就算跑一小段时间，也有很多数据。为了方便，必须能够identify anomalous system activity。这种异常行为可能有：functions that take longer和functions that occur more frequently。

Challenge 3. 同一个latency deviation可能由好几个anomalies导致

为了减少嵌套带来的歧义，我们只报告那些不能被其嵌套函数解释的异常函数。

为了确定一个异常函数是否被嵌套的异常现象所解释，我们使用一个启发式方法。如果嵌套的异常现象加起来占到父函数延迟偏差的80%以上（原因见第5.2节），我们就得出结论，嵌套的异常现象解释了父异常现象，并省略了父异常现象作为偏差的原因。

Design and implementation

整个框架由两部分组成：Profiling System和Nsight Analysis

Profiling System

又分成两个部分：CPU profiler收集从call到return的信息；shim收集metadata，包括

时间戳：recv、send、sk_data_ready
core number：在kernel-user space边界收集
socket file descriptor：检测head-of-line blocking

用LD_PRELOAD实现shim。

在Intel-PT上使用perf，改的perf。

Nsight Analysis

给了六种异常分类

functions that take longer
functions that are called more frequently
unexpected functions
entire program context unexpected（作为scheduling decisions或者interrupts的结果）
absence of system activity，CPU在等些什么，比如因为cache miss导致的memory read
cross message interference in the network stack

四个阶段

找unexpected program context，这部分主要是OS和应用异常
找gaps in system activities，从gap之前的最后一次活动识别原因
找function that are slower/more frequently called/unexpected，主要是Error handling code path（如TCP重传）或者应用瓶颈
找overlap between msg
- 同一个应用msg之间的head-of-line blocking
- 不同应用msg之间的cross-app network interference

归因：只需要一个原因就够了

对program context和cross-app interference异常，不需要往下分析，因为一般就是由于调度引起的
子原因什么时候替代父原因：占了超过80%的时间

注：

intel-PT的batch是322ns，可能会引起under-reporting或者bogus gap，因此低于这个的不考虑
没有分得很细，而是分类了，这个过程是partly自动化
- The process of categorization is partly automated.
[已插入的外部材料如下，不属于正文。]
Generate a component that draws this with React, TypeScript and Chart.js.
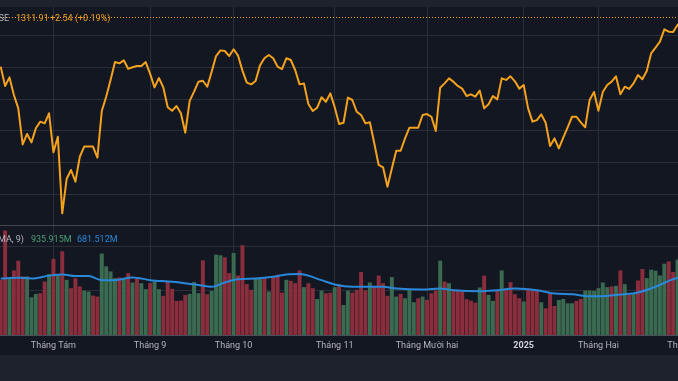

For example, process contexts are automatically derived from perf. We categorize 1350 functions in Linux by hand, using the contextual information from their names in a user configurable CSV file. We also introduce head-of-line blocking as a category. To do so, we automate summarization of all functions that are executed when processing messages with minimum latency. When these functions occur more frequently or their latencies deviate (for example, NIC interrupt processing takes longer) in message lifetimes of the same application, NSight shows head-of-line blocking as one of the root causes. We ver- ify the latency deviations attributed to head-of-line blocking by cross-referencing message lifetimes to identify overlaps.